• _Material provided_
* * *

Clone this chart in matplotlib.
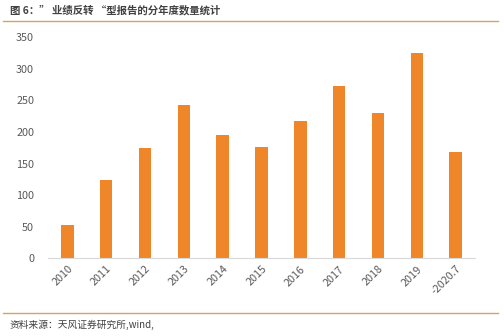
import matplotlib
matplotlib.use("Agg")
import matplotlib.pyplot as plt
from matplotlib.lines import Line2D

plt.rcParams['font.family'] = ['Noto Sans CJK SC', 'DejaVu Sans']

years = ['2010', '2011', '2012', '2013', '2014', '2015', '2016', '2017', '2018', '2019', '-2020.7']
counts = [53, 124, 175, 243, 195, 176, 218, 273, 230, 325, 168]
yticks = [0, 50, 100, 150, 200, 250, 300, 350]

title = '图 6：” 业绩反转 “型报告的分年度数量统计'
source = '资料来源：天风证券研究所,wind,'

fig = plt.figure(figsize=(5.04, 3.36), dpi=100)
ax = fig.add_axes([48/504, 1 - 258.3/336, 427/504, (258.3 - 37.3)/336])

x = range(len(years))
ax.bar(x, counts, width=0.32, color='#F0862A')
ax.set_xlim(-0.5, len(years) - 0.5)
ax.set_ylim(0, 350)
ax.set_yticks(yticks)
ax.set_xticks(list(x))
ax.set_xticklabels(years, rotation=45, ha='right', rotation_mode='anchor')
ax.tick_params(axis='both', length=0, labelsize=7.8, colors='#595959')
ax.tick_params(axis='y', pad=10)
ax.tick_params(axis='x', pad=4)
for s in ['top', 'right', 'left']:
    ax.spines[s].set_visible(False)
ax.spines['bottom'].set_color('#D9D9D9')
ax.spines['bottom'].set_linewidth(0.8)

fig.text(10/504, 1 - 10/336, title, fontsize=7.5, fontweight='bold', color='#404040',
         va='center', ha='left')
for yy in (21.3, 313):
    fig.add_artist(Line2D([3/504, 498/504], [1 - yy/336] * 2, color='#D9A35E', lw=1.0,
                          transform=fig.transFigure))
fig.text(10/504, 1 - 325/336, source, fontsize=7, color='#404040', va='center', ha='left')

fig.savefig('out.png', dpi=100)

* * *

• _Task prompt_
Return the full material word for word. Do not include the pictures.

• _Answer in full_
Clone this chart in matplotlib.
import matplotlib
matplotlib.use("Agg")
import matplotlib.pyplot as plt
from matplotlib.lines import Line2D

plt.rcParams['font.family'] = ['Noto Sans CJK SC', 'DejaVu Sans']

years = ['2010', '2011', '2012', '2013', '2014', '2015', '2016', '2017', '2018', '2019', '-2020.7']
counts = [53, 124, 175, 243, 195, 176, 218, 273, 230, 325, 168]
yticks = [0, 50, 100, 150, 200, 250, 300, 350]

title = '图 6：” 业绩反转 “型报告的分年度数量统计'
source = '资料来源：天风证券研究所,wind,'

fig = plt.figure(figsize=(5.04, 3.36), dpi=100)
ax = fig.add_axes([48/504, 1 - 258.3/336, 427/504, (258.3 - 37.3)/336])

x = range(len(years))
ax.bar(x, counts, width=0.32, color='#F0862A')
ax.set_xlim(-0.5, len(years) - 0.5)
ax.set_ylim(0, 350)
ax.set_yticks(yticks)
ax.set_xticks(list(x))
ax.set_xticklabels(years, rotation=45, ha='right', rotation_mode='anchor')
ax.tick_params(axis='both', length=0, labelsize=7.8, colors='#595959')
ax.tick_params(axis='y', pad=10)
ax.tick_params(axis='x', pad=4)
for s in ['top', 'right', 'left']:
    ax.spines[s].set_visible(False)
ax.spines['bottom'].set_color('#D9D9D9')
ax.spines['bottom'].set_linewidth(0.8)

fig.text(10/504, 1 - 10/336, title, fontsize=7.5, fontweight='bold', color='#404040',
         va='center', ha='left')
for yy in (21.3, 313):
    fig.add_artist(Line2D([3/504, 498/504], [1 - yy/336] * 2, color='#D9A35E', lw=1.0,
                          transform=fig.transFigure))
fig.text(10/504, 1 - 325/336, source, fontsize=7, color='#404040', va='center', ha='left')

fig.savefig('out.png', dpi=100)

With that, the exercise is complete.